Most founders try to manage transitions gradually, keeping both models running in parallel. But parallel systems create parallel incentives.
Fabricio’s approach was surgical: “If you need a change, just make the change. Don’t overthink it. Nobody cares. Nobody cares about your change, and nobody is worried about what you’re going to do, what you’re going to say, just do it.”
The Unexpected Benefit
Eight months into the new model, the economics improved exactly as projected. “When you build something that is scalable, our costs were cutting half, at least, maybe more than half,” Fabricio notes.
But something else happened that Fabricio didn’t anticipate.
“I think the side effect is that it forced us to focus a lot on the quality of the product, because before, since we had people try and operate for customers, we could just, every time we had something difficult to do, we would just say, hey, this is too hard. Our team will do that for the customer.”
The service model had created a crutch. Instead of solving hard product problems, the team outsourced them to human operators.
That option vanished overnight.
“Now we need to implement those things. We don’t have customers calling our team, we have customers trying the platform. And if the platform doesn’t resonate, they’re just going to go away, they’re not going to subscribe with us.”
This forced a level of product discipline that would have been easy to defer. “That forced us to build a much better product. It doesn’t even compare to the previous one because of that.”
The Cultural Reckoning
The hardest part wasn’t the code. It was the people who’d built Flieber alongside Fabricio through those early years.

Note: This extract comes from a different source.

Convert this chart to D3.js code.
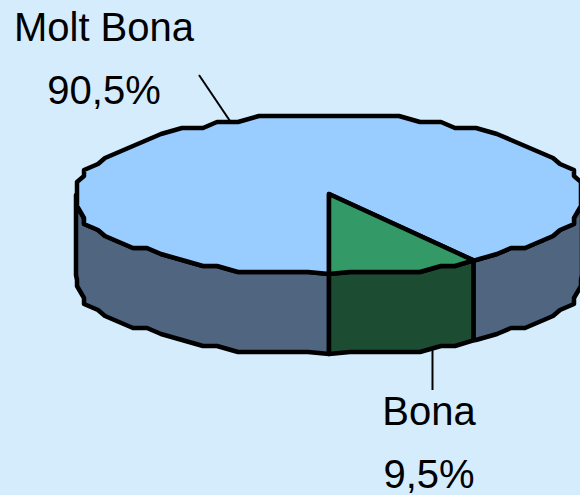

“I have a lot of people in the company that’s been with us for four and a half, even five of those five years that we’ve been live and shifting their mentality is not easy, but it’s happening and I’m happy with the decision we made.”
Instead of sales reps, Fabricio hired content specialists, SEO experts, and partnership managers. The company went from outbound to inbound. From demos to free trials. From sales-led to product-led.
“We’ve been operating that way for about eight months now. With a self serve platform, we changed to a product led growth approach. So a lot of content, a lot of trying to bring people to website and to landing pages and make them try the system and free trial.”
What This Means for Other Founders
Many B2B companies hit this inflection point where the founding GTM motion stops working. You’ve proven the market exists. You’ve gotten customers to pay. But the economics don’t scale.
The temptation is to optimize at the margins. Hire cheaper support staff. Raise prices. Find higher-ACV customers. These tactics are bandaids.
Fabricio’s move was existential because the problem was existential. You can’t fake product-market fit with services forever.
“We’re able to charge less. By charging less, we’re able to get more customers. By getting more customers, we’re able to increase the revenue. So it’s a great model for us.”
The new model works because the product actually works. Customers can onboard themselves and start planning inventory without talking to anyone.
The Takeaway
Most founders in Fabricio’s position would have compromised. Keep the sales team but start building self-serve on the side. Test it with new customers while maintaining the old model.
That path feels safer. It’s also slower, more expensive, and dilutes focus across two operating models.
“It was the best, by far the best decision I made for Flieber. Now we have a product and we have a sales product led growth movement going on.”
The lesson isn’t that every company should fire their sales team tomorrow. It’s that inflection points demand decisive action. When your unit economics fundamentally don’t work, incremental optimization just delays the reckoning.
Fabricio ripped off the band-aid. The company is healthier for it.